● STATED PROBLEM
Omit every picture, and retype the lines that run from the beginning of the data below through the line containing "from matplotlib.patches import Rectangle", inclusive.

● DATA EXTRACT

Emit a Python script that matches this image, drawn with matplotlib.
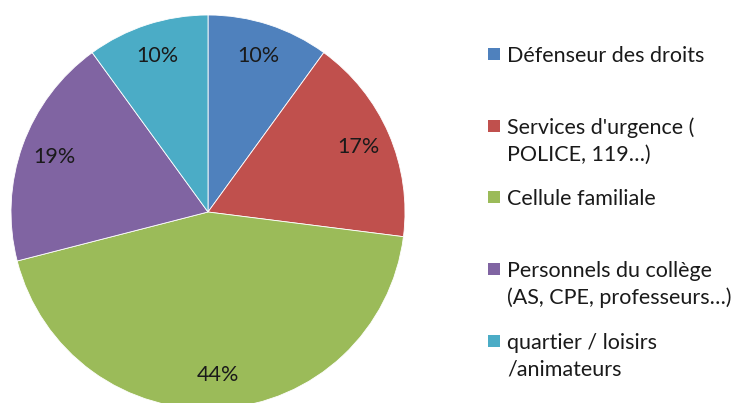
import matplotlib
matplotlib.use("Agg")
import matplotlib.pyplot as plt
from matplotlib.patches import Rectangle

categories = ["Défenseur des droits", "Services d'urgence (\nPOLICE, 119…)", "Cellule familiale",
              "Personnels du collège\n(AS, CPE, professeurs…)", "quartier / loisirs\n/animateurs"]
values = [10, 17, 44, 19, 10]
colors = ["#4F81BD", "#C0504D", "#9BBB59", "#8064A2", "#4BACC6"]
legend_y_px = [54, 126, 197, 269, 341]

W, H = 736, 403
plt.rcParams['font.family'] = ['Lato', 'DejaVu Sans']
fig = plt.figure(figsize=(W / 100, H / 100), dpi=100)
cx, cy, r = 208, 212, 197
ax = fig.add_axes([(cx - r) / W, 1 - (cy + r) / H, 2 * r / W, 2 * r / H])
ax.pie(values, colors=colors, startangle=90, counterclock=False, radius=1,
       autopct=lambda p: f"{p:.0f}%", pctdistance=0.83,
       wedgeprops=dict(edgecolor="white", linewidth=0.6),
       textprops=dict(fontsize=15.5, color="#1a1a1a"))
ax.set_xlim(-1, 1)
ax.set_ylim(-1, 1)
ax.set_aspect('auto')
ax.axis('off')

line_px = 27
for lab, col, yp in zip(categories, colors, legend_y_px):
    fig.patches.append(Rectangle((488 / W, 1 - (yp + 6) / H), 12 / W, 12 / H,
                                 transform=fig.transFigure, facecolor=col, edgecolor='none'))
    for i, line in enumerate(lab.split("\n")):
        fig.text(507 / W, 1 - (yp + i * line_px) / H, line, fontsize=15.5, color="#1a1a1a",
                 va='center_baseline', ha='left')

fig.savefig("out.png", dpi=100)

● SOLVED EXERCISE
Emit a Python script that matches this image, drawn with matplotlib.
import matplotlib
matplotlib.use("Agg")
import matplotlib.pyplot as plt
from matplotlib.patches import Rectangle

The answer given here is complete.